この二人がまあ主役と呼べるような位置にいる人物で、それにプラスして準主役とも言える位置にいるのが、頼れる黒人のガイド、モンロー。この男がもう、ほんとに頼りになる奴で、しかも見るからにいい人そうというナイスガイなんです。
そしてもう一人、ある思惑をもってこの冒険行に参加してる人物がいます。それは、自称ルーマニアの慈善家のホモルカ。演じてるのがティム・カリーという事もあり、見るからに何か企んでそうな人物です。でも、その企みとは、ただ単にみなさんの目的地付近にあると言われてる幻の都市を探す事で、他のメンバーにとって特に脅威になるような目論みを持ってるわけではありません。

旅先で起こるトラブルの数々も面白いですが、それに相対して行く肝心の登場人物達がこのように多彩なのもこの映画の良いところですね。一人のヒーローが難関をくぐり抜けて行くというのは、アクションがメインのアドベンチャー映画には適していると思いますが、冒険行がメインのアドベンチャー映画においては、この映画の登場キャラの人選は見事に無駄が無いですね。
また、一行の中には、本当に“ただ付いて来てるだけ”というのもいるので(ピーターの研究仲間)、こういう、探検に対して完全な素人キャラが存在していると、見てる方にとっては感情移入し易いです。まるで、一緒にジャングルを探検してるような雰囲気にさせてくれます。
あと、何と言っても、この探検行に、手話で話の出来るゴリラが同行しているというのがユニークです。これにより、普通の探検映画には無い面白さが出てましたね。

終盤には恐怖の殺人ゴリラが襲って来て、同行していたポーターらが殺されまくる事となります。あまつさえ、今回の旅の間、ずっとビビッて愚痴を言っていたピーターの研究仲間のリチャードも惨殺されてしまいます。これはちょっと気の毒でしたねぇ。

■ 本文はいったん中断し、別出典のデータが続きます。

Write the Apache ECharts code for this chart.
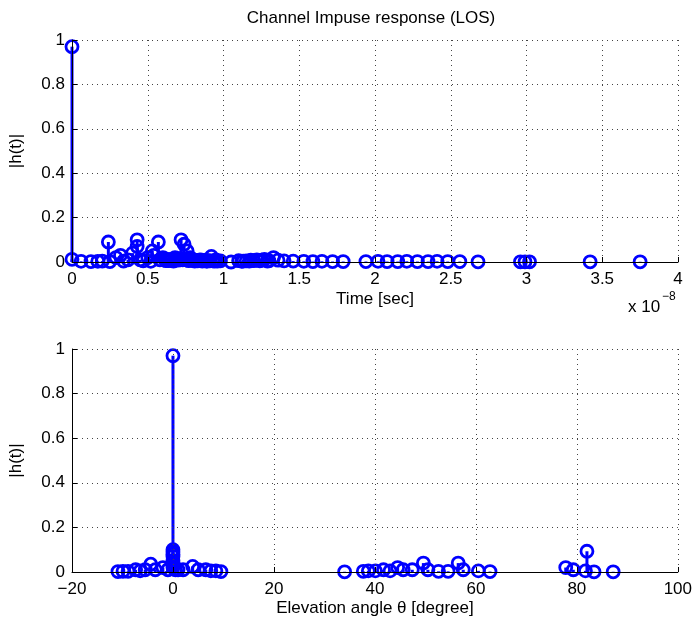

出来れば生き残らせてあげたかったです。
で、この殺人ゴリラですが、その殺傷能力の高さゆえに、かなり怖い存在です。顔も、見るからに人を殺しそうな恐ろしいツラをしてますしね。この殺人ゴリラの後に普通のマウンテンゴリラが出るシーンを見ると、妙にホッとしますね。まるで、『ジュラシック・パーク』シリーズにおいて、肉食恐竜の襲撃シーンの後に出て来る草食恐竜のシーンみたいです。
このゴリラは、どうやら本物を使ってるわけではなさそうです。動きを見ると、明らかに本物とはちょっと違うんですけど、じゃああのゴリラは何者なんだと聞かれると、実はよく分からないんですよね。多分、アニマトロニクス(本物そっくりの外見と動きを持つロボット)か着ぐるみなんでしょうけど、ロボットにしては動きが滑らかですし、着ぐるみにしてはあまりにリアルです。着ぐるみと言うと、ウルトラマンの怪獣を思い浮かべてしまうんですが、ハリウッドの特撮技術はあんなレベルではないんでしょうね(笑)。
ただ、そんなハリウッドの特撮技術ですが、この映画、ところどころでセットが凄く安っぽく見える時があるんですよね。と言うか、出来ればジャングルでロケしてほしかったところなんですが、予算の関係なのかジャングルロケは大変なのか、映画の大半はジャングルセットでの撮影みたいなんですよね。そして、たまに「見るからにセット」な場面が出て来てしまうのが困りものです。
まあ、そこで展開されているストーリーが面白いんで、ちょっと気にはなるものの、見逃してあげられる許容範囲内ですけどね。何しろ、最初に見た時はストーリーに夢中でそこがセットだなんて全く考えないで見れてましたからね。